When choosing software for a fund, pick the choice that has strong security and minimal vulnerability to malicious activity from external actors. You definitely don’t want your fund hacked and the confidential information about it spilled into the public’s ear.
It’s good that a software package has many useful features but it’s even better that its users are able to navigate the many features with ease. Using software with a clunky, complicated user interface is a pain. It’s not just inconvenient to use but also drains the productivity of its users, the staff of a hedge fund in this case. You’ll surely want your fund to have excellent productivity and a good way to ensure that is picking software that’s as easy as possible to navigate despite having complex features.
The reputation of a software vendor matters very much when you want to use their products.

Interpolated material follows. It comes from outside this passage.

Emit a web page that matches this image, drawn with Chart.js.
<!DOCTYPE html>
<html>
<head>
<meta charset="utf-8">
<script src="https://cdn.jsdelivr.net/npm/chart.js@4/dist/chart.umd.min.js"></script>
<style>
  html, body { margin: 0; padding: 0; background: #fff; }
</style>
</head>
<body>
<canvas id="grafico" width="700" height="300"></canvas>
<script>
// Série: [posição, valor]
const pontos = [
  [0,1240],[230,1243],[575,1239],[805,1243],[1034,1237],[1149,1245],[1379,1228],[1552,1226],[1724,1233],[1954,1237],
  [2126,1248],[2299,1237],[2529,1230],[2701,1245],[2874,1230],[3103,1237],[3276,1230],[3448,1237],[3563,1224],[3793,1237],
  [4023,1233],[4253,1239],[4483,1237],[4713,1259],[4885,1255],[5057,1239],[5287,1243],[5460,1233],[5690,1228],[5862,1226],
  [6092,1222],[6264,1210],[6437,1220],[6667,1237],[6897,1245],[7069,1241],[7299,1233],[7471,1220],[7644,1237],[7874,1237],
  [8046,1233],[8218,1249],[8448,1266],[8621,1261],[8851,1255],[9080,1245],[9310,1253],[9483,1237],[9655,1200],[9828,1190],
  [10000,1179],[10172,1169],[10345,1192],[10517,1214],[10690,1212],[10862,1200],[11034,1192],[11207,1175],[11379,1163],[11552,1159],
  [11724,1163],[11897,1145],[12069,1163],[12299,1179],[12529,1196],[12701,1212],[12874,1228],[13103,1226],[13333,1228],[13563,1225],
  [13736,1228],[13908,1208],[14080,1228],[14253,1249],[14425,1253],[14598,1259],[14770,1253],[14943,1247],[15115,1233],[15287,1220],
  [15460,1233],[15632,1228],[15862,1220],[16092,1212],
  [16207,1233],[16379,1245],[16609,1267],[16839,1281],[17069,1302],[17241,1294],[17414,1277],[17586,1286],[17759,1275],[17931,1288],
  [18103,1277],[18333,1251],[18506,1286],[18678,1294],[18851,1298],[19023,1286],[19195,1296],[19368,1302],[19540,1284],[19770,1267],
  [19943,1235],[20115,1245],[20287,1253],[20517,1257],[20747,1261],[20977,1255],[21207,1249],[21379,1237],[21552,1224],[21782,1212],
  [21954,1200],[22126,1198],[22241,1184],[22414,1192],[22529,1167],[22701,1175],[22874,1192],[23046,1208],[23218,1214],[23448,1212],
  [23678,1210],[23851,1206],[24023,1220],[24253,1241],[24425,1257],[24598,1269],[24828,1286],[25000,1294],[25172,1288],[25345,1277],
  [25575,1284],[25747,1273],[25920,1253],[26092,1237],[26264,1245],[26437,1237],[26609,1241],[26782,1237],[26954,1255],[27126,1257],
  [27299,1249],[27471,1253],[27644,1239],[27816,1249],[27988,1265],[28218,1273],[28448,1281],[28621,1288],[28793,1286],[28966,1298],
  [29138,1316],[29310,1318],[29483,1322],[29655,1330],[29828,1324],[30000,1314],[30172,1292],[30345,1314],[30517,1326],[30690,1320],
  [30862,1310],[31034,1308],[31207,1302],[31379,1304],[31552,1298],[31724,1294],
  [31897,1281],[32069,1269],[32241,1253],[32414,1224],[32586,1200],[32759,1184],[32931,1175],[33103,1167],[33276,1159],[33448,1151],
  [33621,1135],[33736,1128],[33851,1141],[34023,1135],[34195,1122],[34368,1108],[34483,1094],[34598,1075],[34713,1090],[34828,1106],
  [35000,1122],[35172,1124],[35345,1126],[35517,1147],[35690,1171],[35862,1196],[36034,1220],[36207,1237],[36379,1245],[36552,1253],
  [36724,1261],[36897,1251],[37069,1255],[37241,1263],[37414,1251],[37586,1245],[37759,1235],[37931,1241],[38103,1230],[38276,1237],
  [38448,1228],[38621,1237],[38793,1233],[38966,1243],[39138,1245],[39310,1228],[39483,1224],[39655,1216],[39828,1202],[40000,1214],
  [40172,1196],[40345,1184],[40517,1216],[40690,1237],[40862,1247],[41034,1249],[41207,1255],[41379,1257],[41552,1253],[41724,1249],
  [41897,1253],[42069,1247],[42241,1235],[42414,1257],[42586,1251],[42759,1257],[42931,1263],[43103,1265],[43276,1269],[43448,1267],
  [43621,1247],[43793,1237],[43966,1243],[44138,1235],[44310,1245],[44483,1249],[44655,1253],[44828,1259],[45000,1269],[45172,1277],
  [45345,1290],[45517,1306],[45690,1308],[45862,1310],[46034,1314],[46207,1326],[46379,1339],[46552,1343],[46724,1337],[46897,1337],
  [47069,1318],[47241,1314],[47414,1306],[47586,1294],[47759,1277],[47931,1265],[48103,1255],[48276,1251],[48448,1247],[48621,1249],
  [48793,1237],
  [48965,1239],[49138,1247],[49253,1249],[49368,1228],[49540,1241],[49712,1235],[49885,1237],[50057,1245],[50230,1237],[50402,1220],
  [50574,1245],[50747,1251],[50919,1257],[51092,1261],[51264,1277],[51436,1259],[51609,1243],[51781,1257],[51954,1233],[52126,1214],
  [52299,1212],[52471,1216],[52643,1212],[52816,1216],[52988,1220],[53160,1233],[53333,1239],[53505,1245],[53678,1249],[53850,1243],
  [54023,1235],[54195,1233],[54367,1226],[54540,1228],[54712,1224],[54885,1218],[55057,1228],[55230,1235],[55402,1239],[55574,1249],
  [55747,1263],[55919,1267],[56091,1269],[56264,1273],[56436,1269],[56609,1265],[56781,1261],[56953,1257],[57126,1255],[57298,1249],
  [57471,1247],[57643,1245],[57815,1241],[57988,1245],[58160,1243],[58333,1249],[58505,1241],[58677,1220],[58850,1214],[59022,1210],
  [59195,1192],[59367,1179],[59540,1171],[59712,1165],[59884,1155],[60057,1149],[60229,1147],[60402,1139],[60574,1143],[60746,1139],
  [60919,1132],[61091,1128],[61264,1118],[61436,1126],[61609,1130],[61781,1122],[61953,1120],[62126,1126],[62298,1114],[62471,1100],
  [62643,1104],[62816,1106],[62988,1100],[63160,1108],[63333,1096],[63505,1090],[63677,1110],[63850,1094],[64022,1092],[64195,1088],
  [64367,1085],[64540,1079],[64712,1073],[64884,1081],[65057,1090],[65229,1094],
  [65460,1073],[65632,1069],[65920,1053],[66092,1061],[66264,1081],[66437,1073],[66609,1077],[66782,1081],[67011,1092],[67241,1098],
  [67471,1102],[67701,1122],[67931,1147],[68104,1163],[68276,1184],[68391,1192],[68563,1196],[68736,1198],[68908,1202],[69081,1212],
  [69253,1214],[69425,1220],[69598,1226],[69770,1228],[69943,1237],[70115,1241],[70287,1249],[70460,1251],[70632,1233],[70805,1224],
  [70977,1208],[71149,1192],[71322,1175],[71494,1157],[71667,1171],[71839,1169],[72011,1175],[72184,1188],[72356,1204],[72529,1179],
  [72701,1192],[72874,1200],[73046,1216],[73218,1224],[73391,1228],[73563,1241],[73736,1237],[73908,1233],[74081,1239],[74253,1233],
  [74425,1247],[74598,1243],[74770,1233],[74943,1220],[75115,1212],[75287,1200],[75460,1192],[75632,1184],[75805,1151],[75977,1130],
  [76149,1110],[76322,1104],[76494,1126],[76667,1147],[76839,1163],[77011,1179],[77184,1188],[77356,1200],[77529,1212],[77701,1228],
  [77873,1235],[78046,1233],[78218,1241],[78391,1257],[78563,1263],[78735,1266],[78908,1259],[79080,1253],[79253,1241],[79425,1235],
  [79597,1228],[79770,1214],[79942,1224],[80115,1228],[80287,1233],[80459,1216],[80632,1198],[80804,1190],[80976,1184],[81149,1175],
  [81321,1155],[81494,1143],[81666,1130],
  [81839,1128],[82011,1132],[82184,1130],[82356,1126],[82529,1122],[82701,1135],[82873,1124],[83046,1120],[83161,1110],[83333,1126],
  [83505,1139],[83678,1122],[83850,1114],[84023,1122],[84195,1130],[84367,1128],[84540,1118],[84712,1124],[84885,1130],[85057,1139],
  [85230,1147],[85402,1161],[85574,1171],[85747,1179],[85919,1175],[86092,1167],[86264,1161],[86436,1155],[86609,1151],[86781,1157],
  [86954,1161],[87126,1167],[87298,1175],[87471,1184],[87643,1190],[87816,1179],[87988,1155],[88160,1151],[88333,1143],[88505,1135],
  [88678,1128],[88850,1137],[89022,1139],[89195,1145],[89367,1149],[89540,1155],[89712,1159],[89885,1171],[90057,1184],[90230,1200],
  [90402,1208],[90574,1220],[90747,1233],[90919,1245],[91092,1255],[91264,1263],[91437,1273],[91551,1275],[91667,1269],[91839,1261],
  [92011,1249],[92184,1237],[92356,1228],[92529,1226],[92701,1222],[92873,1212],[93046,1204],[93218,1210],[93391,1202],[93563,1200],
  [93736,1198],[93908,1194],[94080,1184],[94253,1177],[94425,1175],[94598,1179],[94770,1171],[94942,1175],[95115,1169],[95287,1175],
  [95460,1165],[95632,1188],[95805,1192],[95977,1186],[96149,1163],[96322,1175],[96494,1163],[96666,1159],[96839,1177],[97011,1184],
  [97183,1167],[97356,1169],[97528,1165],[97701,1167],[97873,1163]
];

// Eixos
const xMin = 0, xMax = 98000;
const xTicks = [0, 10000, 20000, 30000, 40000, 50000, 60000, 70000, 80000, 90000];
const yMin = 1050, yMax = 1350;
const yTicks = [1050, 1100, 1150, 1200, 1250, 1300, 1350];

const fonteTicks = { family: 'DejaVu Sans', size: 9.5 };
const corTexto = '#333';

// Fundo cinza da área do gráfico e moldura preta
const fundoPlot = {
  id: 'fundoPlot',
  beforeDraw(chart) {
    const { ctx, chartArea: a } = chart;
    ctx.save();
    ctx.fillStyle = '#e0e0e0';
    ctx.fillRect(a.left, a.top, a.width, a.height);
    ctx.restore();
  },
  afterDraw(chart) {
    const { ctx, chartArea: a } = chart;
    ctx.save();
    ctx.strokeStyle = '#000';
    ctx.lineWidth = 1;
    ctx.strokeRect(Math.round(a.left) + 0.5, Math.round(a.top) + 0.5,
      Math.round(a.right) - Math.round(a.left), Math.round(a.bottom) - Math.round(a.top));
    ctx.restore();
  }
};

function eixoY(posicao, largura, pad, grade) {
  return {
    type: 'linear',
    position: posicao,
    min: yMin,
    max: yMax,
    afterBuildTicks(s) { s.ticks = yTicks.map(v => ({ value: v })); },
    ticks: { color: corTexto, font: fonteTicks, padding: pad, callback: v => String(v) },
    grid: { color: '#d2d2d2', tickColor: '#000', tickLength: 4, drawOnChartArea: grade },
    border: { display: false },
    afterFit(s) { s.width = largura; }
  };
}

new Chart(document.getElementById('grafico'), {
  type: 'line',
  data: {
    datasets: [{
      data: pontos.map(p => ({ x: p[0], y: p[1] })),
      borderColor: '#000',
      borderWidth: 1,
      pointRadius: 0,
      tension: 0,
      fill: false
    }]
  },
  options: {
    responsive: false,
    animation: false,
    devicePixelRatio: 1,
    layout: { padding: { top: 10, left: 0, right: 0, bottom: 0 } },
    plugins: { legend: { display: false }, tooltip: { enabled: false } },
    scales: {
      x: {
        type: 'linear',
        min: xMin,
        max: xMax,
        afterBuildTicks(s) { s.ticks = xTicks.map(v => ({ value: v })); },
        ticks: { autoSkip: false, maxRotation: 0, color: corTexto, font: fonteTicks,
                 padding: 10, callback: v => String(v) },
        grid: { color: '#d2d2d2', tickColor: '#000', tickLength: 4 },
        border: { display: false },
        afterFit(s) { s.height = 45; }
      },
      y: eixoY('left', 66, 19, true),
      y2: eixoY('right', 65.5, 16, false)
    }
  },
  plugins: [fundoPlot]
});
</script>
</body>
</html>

You surely don’t want to use a tool that frequently breaks with little support and causes problems. There’s a significant operational risk when choosing the software a hedge fund uses, so you must aptly consider vendor reputation.
The critical reputation factors to consider include;
- Customer support: There should be solid customer support if you run into any issues that you can’t solve on your own.
- Globality: Even when some vendors offer customer support, it’s not always running for 24 hours and there may be times when you crucially need their help but can’t get it, so choose wisely.
- Release of new features: You have to consider if the vendor regularly updates their software with new features so that your fund doesn’t get left behind compared to its peers in the latest software functionalities that make their work easier.
There are many more considerations that we may not have listed here. Still, you should get the basis for why it’s important not to rush the decision to pick software for a hedge fund but rather take time to make calculated decisions with many considerations. Once these considerations are taken, you can begin your search for the software to pick. The best ways to source software vendors include referral by peers in the industry or checking out online catalogs.